+++ STORED ROWS

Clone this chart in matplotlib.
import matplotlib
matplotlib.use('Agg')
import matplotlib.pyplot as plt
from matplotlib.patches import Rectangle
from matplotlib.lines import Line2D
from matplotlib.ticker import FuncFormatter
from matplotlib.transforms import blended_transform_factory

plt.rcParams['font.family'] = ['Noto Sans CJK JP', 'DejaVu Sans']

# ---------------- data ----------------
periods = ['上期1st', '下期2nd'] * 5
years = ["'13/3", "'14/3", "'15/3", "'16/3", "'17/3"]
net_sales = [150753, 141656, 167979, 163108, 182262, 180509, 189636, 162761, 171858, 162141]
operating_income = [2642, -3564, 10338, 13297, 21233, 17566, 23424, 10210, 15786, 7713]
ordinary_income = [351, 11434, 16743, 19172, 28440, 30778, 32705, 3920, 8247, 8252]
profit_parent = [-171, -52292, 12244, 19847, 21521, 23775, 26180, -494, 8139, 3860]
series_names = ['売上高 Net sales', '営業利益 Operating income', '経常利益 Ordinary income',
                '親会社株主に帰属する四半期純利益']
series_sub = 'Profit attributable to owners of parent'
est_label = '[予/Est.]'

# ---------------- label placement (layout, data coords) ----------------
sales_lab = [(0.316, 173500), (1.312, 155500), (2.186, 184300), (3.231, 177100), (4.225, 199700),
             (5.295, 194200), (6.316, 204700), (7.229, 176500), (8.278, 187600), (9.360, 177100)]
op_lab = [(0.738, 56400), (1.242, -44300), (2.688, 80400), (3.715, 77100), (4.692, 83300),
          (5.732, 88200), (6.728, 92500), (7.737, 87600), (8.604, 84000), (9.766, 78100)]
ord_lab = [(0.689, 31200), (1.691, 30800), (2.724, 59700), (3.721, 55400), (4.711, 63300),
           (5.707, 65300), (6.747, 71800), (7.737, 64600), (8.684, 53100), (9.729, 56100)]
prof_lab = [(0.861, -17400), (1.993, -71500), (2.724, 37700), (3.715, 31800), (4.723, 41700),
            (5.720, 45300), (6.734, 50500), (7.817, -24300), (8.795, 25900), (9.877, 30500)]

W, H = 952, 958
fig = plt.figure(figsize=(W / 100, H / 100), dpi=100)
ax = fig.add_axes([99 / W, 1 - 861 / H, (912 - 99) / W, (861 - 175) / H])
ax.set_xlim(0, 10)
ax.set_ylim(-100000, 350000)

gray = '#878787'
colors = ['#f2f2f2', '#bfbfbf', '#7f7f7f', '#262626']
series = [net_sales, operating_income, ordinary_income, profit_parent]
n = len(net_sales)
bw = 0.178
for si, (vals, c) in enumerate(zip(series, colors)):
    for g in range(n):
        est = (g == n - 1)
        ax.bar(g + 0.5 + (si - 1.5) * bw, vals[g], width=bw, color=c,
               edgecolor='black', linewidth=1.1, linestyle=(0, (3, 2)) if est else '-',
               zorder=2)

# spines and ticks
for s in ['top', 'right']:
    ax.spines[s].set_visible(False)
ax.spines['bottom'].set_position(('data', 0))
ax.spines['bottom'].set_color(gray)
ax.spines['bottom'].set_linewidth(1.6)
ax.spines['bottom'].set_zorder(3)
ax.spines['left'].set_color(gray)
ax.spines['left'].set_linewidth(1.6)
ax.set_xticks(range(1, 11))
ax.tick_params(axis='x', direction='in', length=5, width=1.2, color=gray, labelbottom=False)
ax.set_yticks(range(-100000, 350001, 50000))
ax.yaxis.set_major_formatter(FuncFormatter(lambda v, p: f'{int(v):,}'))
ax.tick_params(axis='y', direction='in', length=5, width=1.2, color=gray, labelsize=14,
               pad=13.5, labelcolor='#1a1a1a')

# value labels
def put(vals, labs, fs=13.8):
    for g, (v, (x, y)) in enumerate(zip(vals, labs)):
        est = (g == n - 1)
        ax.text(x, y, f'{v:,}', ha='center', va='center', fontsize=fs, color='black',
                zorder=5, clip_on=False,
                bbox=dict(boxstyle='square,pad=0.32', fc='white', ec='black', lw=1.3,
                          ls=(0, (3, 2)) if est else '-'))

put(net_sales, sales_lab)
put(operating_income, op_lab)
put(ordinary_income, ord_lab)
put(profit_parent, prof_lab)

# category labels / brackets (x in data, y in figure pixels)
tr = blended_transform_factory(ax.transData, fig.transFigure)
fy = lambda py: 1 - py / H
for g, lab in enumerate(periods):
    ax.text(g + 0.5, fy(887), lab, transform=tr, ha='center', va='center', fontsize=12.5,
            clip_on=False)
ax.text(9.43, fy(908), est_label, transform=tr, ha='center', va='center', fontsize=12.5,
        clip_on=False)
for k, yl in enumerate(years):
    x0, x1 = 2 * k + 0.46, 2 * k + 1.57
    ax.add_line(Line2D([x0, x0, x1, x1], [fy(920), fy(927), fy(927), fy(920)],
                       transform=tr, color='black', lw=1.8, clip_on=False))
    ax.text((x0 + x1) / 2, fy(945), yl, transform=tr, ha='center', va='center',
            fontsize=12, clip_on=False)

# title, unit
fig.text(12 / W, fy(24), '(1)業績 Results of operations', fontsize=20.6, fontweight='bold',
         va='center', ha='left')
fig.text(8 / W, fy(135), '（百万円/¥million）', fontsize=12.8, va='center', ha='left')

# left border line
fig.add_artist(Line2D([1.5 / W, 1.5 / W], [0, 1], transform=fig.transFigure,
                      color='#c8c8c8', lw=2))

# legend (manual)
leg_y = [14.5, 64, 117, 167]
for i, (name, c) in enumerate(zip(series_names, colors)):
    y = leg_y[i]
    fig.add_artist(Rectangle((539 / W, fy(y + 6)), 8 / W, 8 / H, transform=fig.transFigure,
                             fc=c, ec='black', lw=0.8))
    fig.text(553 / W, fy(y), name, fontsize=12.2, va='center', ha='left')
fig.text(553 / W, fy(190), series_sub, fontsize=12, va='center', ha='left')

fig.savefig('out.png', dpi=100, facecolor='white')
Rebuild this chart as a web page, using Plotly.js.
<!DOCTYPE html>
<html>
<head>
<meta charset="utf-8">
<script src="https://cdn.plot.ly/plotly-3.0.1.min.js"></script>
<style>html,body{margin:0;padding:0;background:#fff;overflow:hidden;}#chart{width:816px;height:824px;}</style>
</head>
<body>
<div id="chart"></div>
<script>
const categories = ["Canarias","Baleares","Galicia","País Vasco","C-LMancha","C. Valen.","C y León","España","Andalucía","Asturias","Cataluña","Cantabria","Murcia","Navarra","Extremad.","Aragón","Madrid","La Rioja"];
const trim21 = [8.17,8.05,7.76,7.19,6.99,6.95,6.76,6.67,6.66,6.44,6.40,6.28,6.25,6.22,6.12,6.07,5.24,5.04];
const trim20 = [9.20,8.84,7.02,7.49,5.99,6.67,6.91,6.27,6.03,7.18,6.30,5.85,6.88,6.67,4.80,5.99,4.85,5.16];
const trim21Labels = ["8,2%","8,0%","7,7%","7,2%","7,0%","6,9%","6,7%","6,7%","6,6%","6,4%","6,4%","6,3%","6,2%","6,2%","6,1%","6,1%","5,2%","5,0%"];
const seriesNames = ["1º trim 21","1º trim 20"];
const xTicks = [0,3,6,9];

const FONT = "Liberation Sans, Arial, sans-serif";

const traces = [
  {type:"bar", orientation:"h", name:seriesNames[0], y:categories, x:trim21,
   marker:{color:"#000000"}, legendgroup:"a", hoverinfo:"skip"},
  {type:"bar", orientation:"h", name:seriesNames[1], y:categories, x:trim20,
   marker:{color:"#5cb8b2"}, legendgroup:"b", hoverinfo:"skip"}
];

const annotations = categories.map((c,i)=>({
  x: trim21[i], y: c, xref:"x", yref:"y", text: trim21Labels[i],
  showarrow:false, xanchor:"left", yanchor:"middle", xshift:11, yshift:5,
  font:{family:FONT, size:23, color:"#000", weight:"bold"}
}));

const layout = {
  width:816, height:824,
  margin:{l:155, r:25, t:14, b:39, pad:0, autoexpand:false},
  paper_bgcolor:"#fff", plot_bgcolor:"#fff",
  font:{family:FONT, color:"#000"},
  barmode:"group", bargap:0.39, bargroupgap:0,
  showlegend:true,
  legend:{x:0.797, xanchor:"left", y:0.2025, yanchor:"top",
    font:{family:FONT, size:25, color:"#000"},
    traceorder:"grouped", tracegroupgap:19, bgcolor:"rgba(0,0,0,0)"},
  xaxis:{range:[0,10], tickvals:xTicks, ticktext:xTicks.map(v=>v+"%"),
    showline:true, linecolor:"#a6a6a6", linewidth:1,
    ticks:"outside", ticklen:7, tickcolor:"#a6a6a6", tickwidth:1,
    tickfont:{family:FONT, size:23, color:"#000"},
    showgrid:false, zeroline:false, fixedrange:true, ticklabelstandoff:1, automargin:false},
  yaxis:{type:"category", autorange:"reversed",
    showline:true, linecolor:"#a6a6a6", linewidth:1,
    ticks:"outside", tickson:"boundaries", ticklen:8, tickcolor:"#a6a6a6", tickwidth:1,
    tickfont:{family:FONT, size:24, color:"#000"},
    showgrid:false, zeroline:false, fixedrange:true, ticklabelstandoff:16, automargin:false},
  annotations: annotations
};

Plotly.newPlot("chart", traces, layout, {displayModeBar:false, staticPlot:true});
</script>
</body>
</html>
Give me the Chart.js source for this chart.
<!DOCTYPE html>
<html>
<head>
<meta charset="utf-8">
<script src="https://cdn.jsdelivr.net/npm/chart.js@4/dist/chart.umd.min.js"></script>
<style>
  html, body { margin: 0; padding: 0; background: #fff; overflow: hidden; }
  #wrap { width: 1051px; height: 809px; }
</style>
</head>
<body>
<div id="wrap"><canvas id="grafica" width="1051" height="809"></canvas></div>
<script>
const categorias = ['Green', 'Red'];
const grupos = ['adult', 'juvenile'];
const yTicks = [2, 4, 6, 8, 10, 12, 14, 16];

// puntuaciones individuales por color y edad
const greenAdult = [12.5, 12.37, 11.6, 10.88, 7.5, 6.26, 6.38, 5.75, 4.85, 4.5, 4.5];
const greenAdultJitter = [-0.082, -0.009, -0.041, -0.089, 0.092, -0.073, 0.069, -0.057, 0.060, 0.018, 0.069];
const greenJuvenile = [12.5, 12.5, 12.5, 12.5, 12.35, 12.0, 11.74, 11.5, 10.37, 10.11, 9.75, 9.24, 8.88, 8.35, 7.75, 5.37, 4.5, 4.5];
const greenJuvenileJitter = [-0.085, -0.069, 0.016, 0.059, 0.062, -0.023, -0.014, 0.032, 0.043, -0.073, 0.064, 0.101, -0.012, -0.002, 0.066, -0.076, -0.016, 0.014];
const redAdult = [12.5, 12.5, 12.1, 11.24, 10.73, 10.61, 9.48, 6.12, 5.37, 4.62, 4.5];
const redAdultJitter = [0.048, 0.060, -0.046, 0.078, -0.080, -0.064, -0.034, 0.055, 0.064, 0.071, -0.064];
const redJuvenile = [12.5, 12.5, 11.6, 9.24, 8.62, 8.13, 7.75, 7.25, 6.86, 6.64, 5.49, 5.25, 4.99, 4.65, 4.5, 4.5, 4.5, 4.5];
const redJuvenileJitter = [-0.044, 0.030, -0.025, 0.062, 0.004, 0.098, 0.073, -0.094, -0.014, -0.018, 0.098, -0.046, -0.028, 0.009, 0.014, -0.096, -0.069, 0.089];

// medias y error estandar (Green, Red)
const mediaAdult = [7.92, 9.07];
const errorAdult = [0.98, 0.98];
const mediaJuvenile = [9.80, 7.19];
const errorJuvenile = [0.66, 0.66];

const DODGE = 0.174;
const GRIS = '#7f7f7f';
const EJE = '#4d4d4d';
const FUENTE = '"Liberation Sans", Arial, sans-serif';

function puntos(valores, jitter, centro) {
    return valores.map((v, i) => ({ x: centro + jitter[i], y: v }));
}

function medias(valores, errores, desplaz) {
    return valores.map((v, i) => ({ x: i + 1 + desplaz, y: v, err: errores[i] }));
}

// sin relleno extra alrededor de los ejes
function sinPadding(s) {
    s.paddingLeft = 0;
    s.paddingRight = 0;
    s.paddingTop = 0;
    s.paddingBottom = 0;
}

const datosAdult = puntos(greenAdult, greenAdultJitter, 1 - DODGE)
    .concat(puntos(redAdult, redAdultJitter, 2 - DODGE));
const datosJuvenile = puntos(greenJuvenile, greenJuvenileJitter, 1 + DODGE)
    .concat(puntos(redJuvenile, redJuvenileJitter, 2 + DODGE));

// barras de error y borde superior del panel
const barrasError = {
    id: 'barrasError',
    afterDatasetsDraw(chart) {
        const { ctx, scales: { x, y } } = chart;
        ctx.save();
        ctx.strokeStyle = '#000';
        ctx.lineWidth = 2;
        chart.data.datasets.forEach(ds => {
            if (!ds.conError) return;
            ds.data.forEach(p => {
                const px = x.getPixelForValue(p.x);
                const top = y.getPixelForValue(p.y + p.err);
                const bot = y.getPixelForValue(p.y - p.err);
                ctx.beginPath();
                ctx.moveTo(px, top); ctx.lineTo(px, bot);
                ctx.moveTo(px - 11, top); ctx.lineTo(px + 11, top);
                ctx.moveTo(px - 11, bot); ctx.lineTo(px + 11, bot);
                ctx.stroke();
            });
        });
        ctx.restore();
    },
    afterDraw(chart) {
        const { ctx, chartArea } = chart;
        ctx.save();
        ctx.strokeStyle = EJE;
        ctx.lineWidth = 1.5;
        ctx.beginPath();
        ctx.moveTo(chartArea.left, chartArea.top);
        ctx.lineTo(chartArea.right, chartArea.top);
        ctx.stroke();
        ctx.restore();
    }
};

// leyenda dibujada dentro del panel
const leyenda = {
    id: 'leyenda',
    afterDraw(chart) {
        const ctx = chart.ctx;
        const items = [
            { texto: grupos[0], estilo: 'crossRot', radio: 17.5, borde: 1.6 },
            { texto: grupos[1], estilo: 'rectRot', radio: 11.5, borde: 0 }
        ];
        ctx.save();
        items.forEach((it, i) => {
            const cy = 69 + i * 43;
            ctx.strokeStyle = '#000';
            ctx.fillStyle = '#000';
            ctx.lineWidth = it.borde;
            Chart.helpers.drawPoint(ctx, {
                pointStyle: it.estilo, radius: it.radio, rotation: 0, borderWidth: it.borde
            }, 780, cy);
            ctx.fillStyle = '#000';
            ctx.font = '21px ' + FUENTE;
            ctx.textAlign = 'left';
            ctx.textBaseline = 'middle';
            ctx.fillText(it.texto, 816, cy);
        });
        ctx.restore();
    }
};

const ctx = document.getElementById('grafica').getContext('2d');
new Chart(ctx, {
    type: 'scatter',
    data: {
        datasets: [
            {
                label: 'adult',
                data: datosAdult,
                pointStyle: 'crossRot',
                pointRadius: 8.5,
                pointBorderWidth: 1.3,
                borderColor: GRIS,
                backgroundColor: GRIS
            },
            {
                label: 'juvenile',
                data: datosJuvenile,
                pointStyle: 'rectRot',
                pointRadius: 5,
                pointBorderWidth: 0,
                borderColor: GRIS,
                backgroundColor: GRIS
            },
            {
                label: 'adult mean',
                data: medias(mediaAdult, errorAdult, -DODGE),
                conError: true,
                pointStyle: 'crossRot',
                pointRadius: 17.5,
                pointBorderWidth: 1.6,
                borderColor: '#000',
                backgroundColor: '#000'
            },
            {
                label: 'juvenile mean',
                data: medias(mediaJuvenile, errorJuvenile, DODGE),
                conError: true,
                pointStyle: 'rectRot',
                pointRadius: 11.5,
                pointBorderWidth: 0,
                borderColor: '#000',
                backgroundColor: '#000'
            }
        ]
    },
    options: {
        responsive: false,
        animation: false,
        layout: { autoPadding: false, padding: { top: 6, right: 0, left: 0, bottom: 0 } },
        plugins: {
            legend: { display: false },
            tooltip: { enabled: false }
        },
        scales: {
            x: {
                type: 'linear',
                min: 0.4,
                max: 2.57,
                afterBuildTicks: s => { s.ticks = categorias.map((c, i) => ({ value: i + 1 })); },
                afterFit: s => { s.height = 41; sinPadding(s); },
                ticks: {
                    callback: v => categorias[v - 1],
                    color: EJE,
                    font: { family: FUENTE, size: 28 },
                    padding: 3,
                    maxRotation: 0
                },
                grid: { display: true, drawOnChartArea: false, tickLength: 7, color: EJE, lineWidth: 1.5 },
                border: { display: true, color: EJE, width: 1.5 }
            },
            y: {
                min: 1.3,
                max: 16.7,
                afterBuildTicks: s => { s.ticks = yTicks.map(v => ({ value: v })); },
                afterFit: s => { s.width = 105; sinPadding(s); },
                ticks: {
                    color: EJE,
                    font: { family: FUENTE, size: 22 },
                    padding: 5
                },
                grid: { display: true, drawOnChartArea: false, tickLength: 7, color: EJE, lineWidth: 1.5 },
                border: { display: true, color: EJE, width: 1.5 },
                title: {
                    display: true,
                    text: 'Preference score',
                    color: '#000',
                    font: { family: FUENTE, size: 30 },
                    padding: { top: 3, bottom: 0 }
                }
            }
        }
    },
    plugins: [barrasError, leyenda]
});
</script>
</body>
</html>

++++++

» WRITTEN TASK
Reproduce verbatim only this range: the first line of the material through the line that contains "ax.set_ylim(-100000, 350000)", inclusive.

» EXERCISE SOLUTION
Clone this chart in matplotlib.
import matplotlib
matplotlib.use('Agg')
import matplotlib.pyplot as plt
from matplotlib.patches import Rectangle
from matplotlib.lines import Line2D
from matplotlib.ticker import FuncFormatter
from matplotlib.transforms import blended_transform_factory

plt.rcParams['font.family'] = ['Noto Sans CJK JP', 'DejaVu Sans']

# ---------------- data ----------------
periods = ['上期1st', '下期2nd'] * 5
years = ["'13/3", "'14/3", "'15/3", "'16/3", "'17/3"]
net_sales = [150753, 141656, 167979, 163108, 182262, 180509, 189636, 162761, 171858, 162141]
operating_income = [2642, -3564, 10338, 13297, 21233, 17566, 23424, 10210, 15786, 7713]
ordinary_income = [351, 11434, 16743, 19172, 28440, 30778, 32705, 3920, 8247, 8252]
profit_parent = [-171, -52292, 12244, 19847, 21521, 23775, 26180, -494, 8139, 3860]
series_names = ['売上高 Net sales', '営業利益 Operating income', '経常利益 Ordinary income',
                '親会社株主に帰属する四半期純利益']
series_sub = 'Profit attributable to owners of parent'
est_label = '[予/Est.]'

# ---------------- label placement (layout, data coords) ----------------
sales_lab = [(0.316, 173500), (1.312, 155500), (2.186, 184300), (3.231, 177100), (4.225, 199700),
             (5.295, 194200), (6.316, 204700), (7.229, 176500), (8.278, 187600), (9.360, 177100)]
op_lab = [(0.738, 56400), (1.242, -44300), (2.688, 80400), (3.715, 77100), (4.692, 83300),
          (5.732, 88200), (6.728, 92500), (7.737, 87600), (8.604, 84000), (9.766, 78100)]
ord_lab = [(0.689, 31200), (1.691, 30800), (2.724, 59700), (3.721, 55400), (4.711, 63300),
           (5.707, 65300), (6.747, 71800), (7.737, 64600), (8.684, 53100), (9.729, 56100)]
prof_lab = [(0.861, -17400), (1.993, -71500), (2.724, 37700), (3.715, 31800), (4.723, 41700),
            (5.720, 45300), (6.734, 50500), (7.817, -24300), (8.795, 25900), (9.877, 30500)]

W, H = 952, 958
fig = plt.figure(figsize=(W / 100, H / 100), dpi=100)
ax = fig.add_axes([99 / W, 1 - 861 / H, (912 - 99) / W, (861 - 175) / H])
ax.set_xlim(0, 10)
ax.set_ylim(-100000, 350000)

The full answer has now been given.